##### STORED DATA #####
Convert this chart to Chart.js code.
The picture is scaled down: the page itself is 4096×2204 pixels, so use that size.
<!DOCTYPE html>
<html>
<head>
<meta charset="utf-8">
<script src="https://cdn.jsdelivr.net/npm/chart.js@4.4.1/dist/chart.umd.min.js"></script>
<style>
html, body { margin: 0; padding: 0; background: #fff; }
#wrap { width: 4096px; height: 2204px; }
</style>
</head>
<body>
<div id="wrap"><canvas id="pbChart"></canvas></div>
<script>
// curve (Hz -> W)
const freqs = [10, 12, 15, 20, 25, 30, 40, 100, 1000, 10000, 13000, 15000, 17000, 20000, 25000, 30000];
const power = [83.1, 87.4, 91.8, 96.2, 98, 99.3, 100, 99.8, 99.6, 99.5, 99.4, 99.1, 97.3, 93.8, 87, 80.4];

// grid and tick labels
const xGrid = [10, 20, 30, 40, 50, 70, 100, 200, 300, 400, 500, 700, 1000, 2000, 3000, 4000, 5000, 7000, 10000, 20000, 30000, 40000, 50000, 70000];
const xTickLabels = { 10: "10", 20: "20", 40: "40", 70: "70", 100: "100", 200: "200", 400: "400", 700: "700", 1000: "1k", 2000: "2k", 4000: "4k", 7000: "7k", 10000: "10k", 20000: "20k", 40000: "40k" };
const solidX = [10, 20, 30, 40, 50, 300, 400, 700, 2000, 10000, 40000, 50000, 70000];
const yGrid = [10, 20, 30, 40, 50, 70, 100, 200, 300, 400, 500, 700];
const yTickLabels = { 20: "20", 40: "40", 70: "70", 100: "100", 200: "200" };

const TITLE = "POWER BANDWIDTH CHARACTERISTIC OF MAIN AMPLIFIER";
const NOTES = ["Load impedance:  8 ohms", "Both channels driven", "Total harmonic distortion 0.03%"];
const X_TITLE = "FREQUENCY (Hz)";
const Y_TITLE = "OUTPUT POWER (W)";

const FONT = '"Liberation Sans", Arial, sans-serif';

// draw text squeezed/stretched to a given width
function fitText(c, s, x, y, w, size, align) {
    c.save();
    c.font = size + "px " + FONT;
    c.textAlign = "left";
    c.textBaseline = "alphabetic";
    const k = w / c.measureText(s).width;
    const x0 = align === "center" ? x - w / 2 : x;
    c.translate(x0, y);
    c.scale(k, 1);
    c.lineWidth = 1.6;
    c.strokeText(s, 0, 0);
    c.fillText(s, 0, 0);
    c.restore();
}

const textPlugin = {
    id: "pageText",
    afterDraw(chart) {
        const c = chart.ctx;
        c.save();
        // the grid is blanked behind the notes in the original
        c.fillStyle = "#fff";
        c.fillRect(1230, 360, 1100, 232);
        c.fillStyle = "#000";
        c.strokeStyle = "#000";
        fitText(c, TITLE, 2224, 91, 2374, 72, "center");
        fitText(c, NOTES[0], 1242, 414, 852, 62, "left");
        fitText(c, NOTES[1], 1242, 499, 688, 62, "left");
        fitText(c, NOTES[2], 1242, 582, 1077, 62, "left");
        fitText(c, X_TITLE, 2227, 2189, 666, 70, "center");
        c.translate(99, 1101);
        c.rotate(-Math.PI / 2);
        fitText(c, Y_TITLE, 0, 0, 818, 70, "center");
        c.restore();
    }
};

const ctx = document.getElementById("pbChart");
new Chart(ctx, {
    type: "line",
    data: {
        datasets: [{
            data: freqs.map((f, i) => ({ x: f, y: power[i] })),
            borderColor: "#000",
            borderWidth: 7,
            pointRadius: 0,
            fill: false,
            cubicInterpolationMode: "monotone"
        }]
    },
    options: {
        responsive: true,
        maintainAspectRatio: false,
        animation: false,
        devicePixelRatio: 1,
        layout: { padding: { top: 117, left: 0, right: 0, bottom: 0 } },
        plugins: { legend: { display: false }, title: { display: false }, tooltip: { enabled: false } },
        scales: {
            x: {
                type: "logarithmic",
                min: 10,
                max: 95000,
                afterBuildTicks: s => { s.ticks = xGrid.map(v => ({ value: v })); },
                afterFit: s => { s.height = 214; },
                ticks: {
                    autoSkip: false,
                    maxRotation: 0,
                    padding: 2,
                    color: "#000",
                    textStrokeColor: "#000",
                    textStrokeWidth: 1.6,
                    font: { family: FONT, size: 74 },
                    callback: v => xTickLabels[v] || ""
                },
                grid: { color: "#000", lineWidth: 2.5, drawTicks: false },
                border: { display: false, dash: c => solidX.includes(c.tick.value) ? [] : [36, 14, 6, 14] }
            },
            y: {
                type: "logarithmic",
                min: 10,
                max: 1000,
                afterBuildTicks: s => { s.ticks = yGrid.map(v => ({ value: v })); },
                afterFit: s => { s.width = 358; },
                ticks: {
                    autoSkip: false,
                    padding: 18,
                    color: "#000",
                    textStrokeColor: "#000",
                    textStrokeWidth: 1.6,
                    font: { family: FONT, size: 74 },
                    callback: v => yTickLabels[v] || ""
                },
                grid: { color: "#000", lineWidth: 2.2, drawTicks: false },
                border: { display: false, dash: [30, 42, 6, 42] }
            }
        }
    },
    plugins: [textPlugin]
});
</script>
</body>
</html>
#####
##### STORED DATA #####
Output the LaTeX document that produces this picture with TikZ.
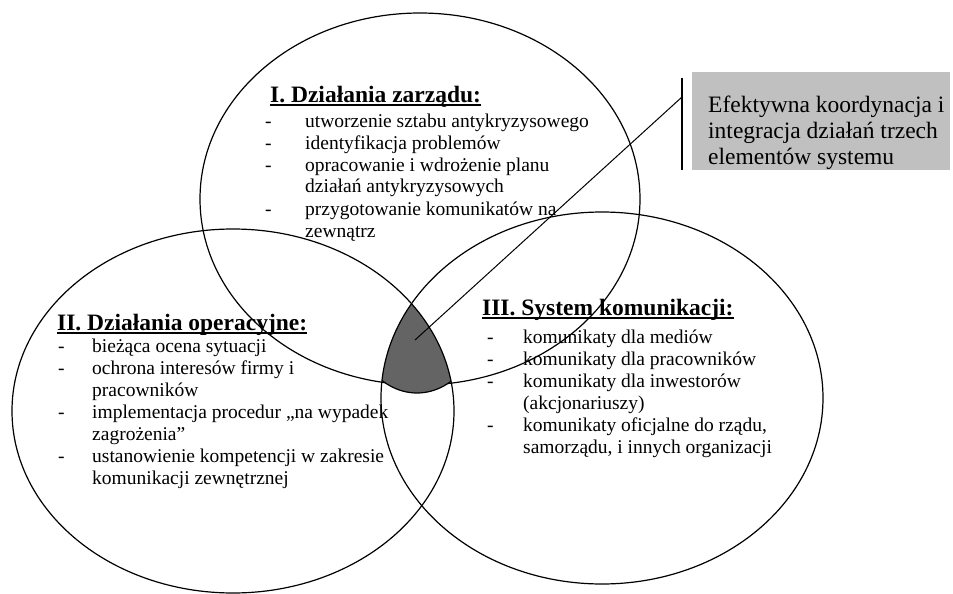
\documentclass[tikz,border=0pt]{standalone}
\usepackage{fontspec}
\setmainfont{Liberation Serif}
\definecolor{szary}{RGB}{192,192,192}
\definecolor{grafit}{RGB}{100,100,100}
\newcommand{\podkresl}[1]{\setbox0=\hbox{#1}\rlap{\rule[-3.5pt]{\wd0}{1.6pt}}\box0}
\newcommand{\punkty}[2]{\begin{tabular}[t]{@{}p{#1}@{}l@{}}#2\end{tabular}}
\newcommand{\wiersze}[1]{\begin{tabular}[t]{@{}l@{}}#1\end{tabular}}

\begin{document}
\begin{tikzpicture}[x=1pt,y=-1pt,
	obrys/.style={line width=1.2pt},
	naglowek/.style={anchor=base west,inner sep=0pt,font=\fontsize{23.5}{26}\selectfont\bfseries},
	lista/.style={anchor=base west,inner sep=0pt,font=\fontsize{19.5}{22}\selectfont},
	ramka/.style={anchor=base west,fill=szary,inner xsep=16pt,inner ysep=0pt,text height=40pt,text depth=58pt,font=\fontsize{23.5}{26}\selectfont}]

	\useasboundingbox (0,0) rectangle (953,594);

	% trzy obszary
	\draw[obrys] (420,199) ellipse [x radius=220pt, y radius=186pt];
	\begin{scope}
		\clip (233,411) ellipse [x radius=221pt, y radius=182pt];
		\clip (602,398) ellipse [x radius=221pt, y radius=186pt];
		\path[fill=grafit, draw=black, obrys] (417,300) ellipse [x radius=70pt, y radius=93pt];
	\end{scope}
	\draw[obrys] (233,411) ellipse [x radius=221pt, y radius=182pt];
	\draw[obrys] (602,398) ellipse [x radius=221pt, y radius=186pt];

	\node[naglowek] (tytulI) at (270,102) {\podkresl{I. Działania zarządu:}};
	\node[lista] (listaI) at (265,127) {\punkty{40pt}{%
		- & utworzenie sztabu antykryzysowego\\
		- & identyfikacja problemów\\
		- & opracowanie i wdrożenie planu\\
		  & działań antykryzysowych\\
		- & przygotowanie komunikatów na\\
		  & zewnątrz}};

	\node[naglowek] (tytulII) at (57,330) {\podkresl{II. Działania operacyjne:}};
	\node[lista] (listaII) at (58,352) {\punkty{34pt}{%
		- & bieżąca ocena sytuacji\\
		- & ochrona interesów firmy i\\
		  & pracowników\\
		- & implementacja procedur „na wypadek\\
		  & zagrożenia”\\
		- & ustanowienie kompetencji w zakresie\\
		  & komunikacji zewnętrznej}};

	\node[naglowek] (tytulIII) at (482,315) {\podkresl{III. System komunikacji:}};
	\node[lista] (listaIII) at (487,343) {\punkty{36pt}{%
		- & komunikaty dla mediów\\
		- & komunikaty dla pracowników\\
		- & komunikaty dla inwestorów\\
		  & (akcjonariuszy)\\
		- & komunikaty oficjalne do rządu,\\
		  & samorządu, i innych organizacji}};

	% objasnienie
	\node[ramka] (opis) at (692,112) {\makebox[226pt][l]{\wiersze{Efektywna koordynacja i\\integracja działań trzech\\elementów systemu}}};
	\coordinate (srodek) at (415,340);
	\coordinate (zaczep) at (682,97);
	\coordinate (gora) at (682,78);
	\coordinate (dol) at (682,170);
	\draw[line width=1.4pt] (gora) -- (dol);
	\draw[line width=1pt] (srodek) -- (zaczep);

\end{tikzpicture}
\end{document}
#####
== PROBLEM STATEMENT ==
Return every line above in which the string "that" occurs.

== WRITTEN ANSWER ==
The picture is scaled down: the page itself is 4096×2204 pixels, so use that size.
Output the LaTeX document that produces this picture with TikZ.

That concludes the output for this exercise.